En 2014, le phénomène prend encore plus d’ampleur avec un premier album nommé Dans ma paranoïa, désormais disque de platine, qui inclut le premier hit solo de la carrière du J. Le tube éponyme passe en boucle sur Skyrock et le rappeur marseillais fait alors figure d’espoir parmi une scène française qui compte une multitude de talents en devenir.
Sorte de Gucci Mane français de par sa capacité à multiplier les projets, JuL affiche déjà sa productivité exceptionnelle dès l’année 2014 : la mixtape Lacrizeomic connaît un très beau succès et renforce sa réputation, tandis que son deuxième album, Je trouve pas le sommeil, affiche de très beaux chiffres et lui permet de poursuivre sereinement sa progression.

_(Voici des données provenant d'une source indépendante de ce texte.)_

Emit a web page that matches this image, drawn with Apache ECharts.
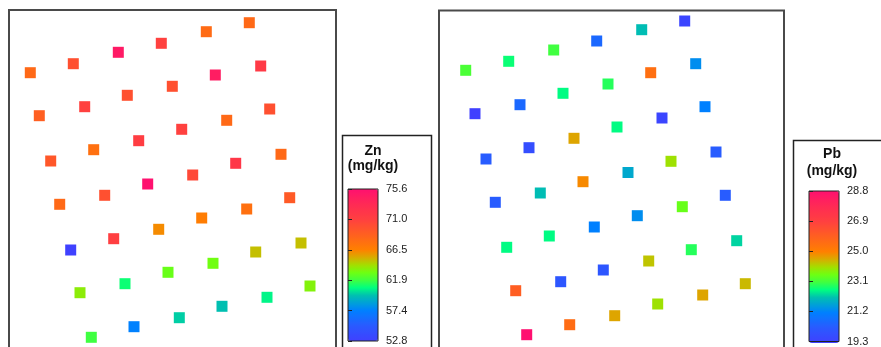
<!DOCTYPE html>
<html>
<head>
<meta charset="utf-8">
<script src="https://cdn.jsdelivr.net/npm/echarts@6/dist/echarts.min.js"></script>
<style>
html,body{margin:0;padding:0;background:#fff;}
#c{width:881px;height:347px;}
</style>
</head>
<body>
<div id="c"></div>
<script>
// Zn sample locations (panel units) and values (mg/kg)
const znX = [240.3,197.3,152.3,109.3,64.3,21.3, 251.7,206.3,163.3,118.3,75.7,30.3, 260.7,217.7,172.7,129.7,84.7,41.7, 272,226.7,183.7,138.7,95.7,50.7, 280.7,237.7,192.7,149.7,104.7,61.7, 292,246.7,204,159,116,71, 301,258,213,170.3,125,82.3];
const znY = [12.7,21.7,33.3,42.3,53.7,62.7, 56,65,76.3,85.3,96.7,105.7, 99,110.3,119.3,130.7,139.7,151, 144.3,153.3,165,174,185.3,194.3, 187.7,199,208,219.3,228.7,240, 233,242,253.3,262.3,273.7,282.7, 276,287.3,296.3,307.7,316.7,327.3];
const znValues = [68.1,68.0,71.0,74.7,69.9,68.1, 71.7,74.5,69.9,69.9,71.0,68.8, 69.9,68.1,71.0,71.3,67.6,69.4, 68.1,72.0,70.4,75.5,69.9,68.1, 69.2,67.6,66.7,66.2,71.1,52.9, 64.9,64.9,63.1,62.9,61.0,63.7, 63.5,60.6,59.6,59.9,57.4,61.9];

// Pb sample locations (panel units) and values (mg/kg)
const pbX = [245.7,202.7,157.7,114.7,69.7,26.7, 256.7,211.7,169,124,81,36, 266,223,178,135,90,47, 277,232,189,144,101.3,56.3, 286.3,243.3,198.3,155.3,110.3,67.7, 297.7,252.3,209.7,164.3,121.7,76.7, 306.3,263.7,218.7,175.7,130.7,87.7];
const pbY = [10.5,19.2,30.5,39.5,50.8,59.8, 53.2,62.2,73.5,82.8,94.2,103.2, 96.2,107.5,116.5,127.8,137.2,148.5, 141.5,150.8,162,171.2,182.5,191.8, 184.8,196.2,205.2,216.5,225.5,236.8, 230.2,239.2,250.5,259.5,271.2,280.2, 273.2,284.5,293.5,305.2,314.2,324.2];
const pbValues = [19.5,22.1,20.6,23.1,22.7,23.2, 21.4,25.5,22.9,22.6,20.6,19.3, 21.2,19.5,22.6,24.6,19.8,20.3, 20.3,24.0,21.8,24.9,22.1,20.3, 20.3,23.5,21.4,21.2,22.6,22.6, 22.3,22.9,24.3,20.1,20.1,26.0, 24.4,24.6,24.0,24.6,25.6,28.8];

// colour-bar tick labels
const znTicks = [52.8,57.4,61.9,66.5,71.0,75.6];
const pbTicks = [19.3,21.2,23.1,25.0,26.9,28.8];

const ramp = ['#4040ff','#354dff','#2a5aff','#156dff','#0080ff','#00a0d8','#00c0b0','#00ff80','#40ff40','#6eff12','#a4de00','#d8ac00','#ff8000','#ff7010','#ff6020','#ff5030','#ff4040','#ff354a','#ff2a55','#ff1d62','#ff1070'];

const FONT = '"Liberation Sans", Arial, sans-serif';
const zip = (xs, ys, vs) => xs.map((x, i) => [x, ys[i], vs[i]]);

const chart = echarts.init(document.getElementById('c'), null, {renderer: 'canvas'});

function legendGrid(left, top) {
  return {left: left, top: top, width: 30, height: 152, show: true, borderColor: '#222', borderWidth: 1, z: 6, backgroundColor: 'transparent'};
}
function legendY(idx, ticks) {
  const mn = ticks[0], mx = ticks[ticks.length - 1];
  return {
    type: 'value', gridIndex: idx, position: 'right', min: mn, max: mx,
    interval: (mx - mn) / (ticks.length - 1),
    axisLine: {show: false},
    axisTick: {show: true, length: 4, lineStyle: {color: '#222', width: 1}},
    splitLine: {show: false},
    axisLabel: {show: true, margin: 8, color: '#222', fontSize: 11, fontFamily: FONT,
      formatter: v => v.toFixed(1)},
    z: 6
  };
}

const option = {
  backgroundColor: '#fff',
  animation: false,
  grid: [
    {left: 9, top: 10, width: 327, height: 337, show: false},
    {left: 439, top: 10.5, width: 345, height: 336.5, show: false},
    legendGrid(348, 189),
    legendGrid(809, 191)
  ],
  xAxis: [
    {type: 'value', gridIndex: 0, min: 0, max: 327, show: false},
    {type: 'value', gridIndex: 1, min: 0, max: 345, show: false},
    {type: 'value', gridIndex: 2, min: 0, max: 1, show: false},
    {type: 'value', gridIndex: 3, min: 0, max: 1, show: false}
  ],
  yAxis: [
    {type: 'value', gridIndex: 0, min: 0, max: 337, inverse: true, show: false},
    {type: 'value', gridIndex: 1, min: 0, max: 336.5, inverse: true, show: false},
    legendY(2, znTicks),
    legendY(3, pbTicks)
  ],
  visualMap: [
    {type: 'continuous', seriesIndex: 0, dimension: 2, min: znTicks[0], max: znTicks[5],
     inRange: {color: ramp}, left: 348, top: 189, itemWidth: 30, itemHeight: 152,
     calculable: false, hoverLink: false, padding: 0, text: null, showLabel: false},
    {type: 'continuous', seriesIndex: 1, dimension: 2, min: pbTicks[0], max: pbTicks[5],
     inRange: {color: ramp}, left: 809, top: 191, itemWidth: 30, itemHeight: 152,
     calculable: false, hoverLink: false, padding: 0, text: null, showLabel: false}
  ],
  series: [
    {type: 'scatter', xAxisIndex: 0, yAxisIndex: 0, symbol: 'rect', symbolSize: 11,
     data: zip(znX, znY, znValues), itemStyle: {opacity: 1}},
    {type: 'scatter', xAxisIndex: 1, yAxisIndex: 1, symbol: 'rect', symbolSize: 11,
     data: zip(pbX, pbY, pbValues), itemStyle: {opacity: 1}}
  ],
  graphic: [
    {type: 'rect', shape: {x: 9, y: 10, width: 327, height: 400}, style: {fill: 'none', stroke: '#4a4a4a', lineWidth: 2}, z: 1},
    {type: 'rect', shape: {x: 439, y: 10.5, width: 345, height: 400}, style: {fill: 'none', stroke: '#4a4a4a', lineWidth: 2}, z: 1},
    {type: 'rect', shape: {x: 342.5, y: 135.5, width: 89, height: 240}, style: {fill: 'none', stroke: '#222', lineWidth: 1.5}, z: 1},
    {type: 'rect', shape: {x: 793.5, y: 140.5, width: 100, height: 240}, style: {fill: 'none', stroke: '#222', lineWidth: 1.5}, z: 1},
    {type: 'text', x: 373, y: 151, style: {text: 'Zn', fill: '#111', font: 'bold 14px ' + FONT, textAlign: 'center', textVerticalAlign: 'middle'}},
    {type: 'text', x: 373, y: 166, style: {text: '(mg/kg)', fill: '#111', font: 'bold 14px ' + FONT, textAlign: 'center', textVerticalAlign: 'middle'}},
    {type: 'text', x: 832, y: 154, style: {text: 'Pb', fill: '#111', font: 'bold 14px ' + FONT, textAlign: 'center', textVerticalAlign: 'middle'}},
    {type: 'text', x: 832, y: 171, style: {text: '(mg/kg)', fill: '#111', font: 'bold 14px ' + FONT, textAlign: 'center', textVerticalAlign: 'middle'}}
  ]
};
chart.setOption(option);
</script>
</body>
</html>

En 2015, il expose sa générosité avec un premier Album gratuit bien nommé et dévoile quelques semaines plus tard ce qui est déjà son troisième album studio solo, Je tourne en rond. Le rappeur marseillais, alors âgé de 25 ans, passe un véritable cap dans sa carrière. L’album se classe numéro 2 en France et conforte un peu plus JuL dans son statut d’artiste populaire boudé par la critique.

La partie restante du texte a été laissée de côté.